The optimization cycle begins with analysis of an existing design. The analysis of a website from the perspective of conversion optimization covers two aspects : behavioral and analytical (assessed by metrics such as user count, bounce rate, engagement time) and attitudinal or qualitative (obtained from user feedback through surveys, feedback forms among other methods).
Now traditional quantitative metrics have their place in the analysis process but they don’t answer the why behind a particular number.
Instead of looking at indirect indicators of user experience that map computer performance, we need a simple, elegant way to measure the quality of human-computer interaction for a page.
That’s where PURE comes in. Note, this method is one of the 4 or 5 different expert review methodologies Invesp deploys during the scrutiny phase. It is not an end all method to figuring out problems, but one tool amongst many to help put a robust roadmap together.
PURE Method- And experts insight into usability
A relatively new, simple method of analyzing user behavior: Pragmatic Usability Rating by Experts is separate from the quantitative or qualitative data metrics. This new method involves rating the design of every basic action on a page by an experienced expert user. Christian Rohrer explains:
“One big difference from heuristic evaluation is that, in PURE, the panel sees the same experience together, which ensures that they rate the same thing — otherwise their scores would be wildly different. This point highlights an important difference in goals between heuristic evaluation and PURE.”
Basics of PURE usage
PURE is a lot like Uber’s driver rating system. Uber allows you to rate every driver based on the experience that you have with them, ranging from 1 star to 5 stars. The driver then gets an overall rating – the average of all the user ratings they have received over their Uber career. It represents the overall user experience that a driver provides. This rating determines which driver gets more lucrative rides.
The main difference is that unlike Uber’s rating system which allows any user to submit a rating, PURE employs experienced experts who are knowledgeable about user experience. These experts also have a very accurate idea of the target user and can be expected to have much less bias than the average person. This provides a reliable way to gauge user experience that is also low in cost.
What is PURE?
Definition : PURE is a usability-evaluation method in which usability experts assign one or more quantitative ratings to a design based on a set of criteria and then combine all these ratings into a final score and easy-to-understand visual representation.

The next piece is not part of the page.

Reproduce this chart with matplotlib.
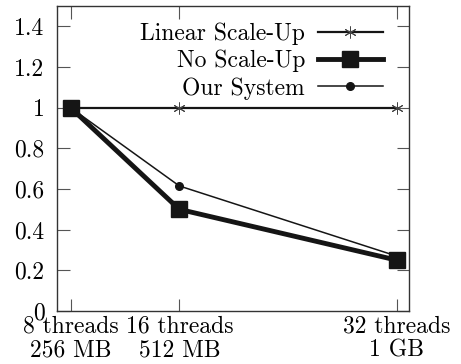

PURE judges design based on only one factor : Ease of use.
This is a result-oriented approach. If the ease of using a particular element on the page is low, the user may lose interest at this point. Consequently, he doesn’t get to utilize the remaining elements and features on a page. This metric is hence critical towards allowing users to proceed with a certain flow.
What does PURE do?
PURE gives a very good idea of pain points from the user’s point of view. This allows designers and developers to review and fix the same. The improved implementation may be rated again to ascertain the degree of improvement.
Employed over iterations, PURE acts as a reliable method to improve the ease of use of every element in a design.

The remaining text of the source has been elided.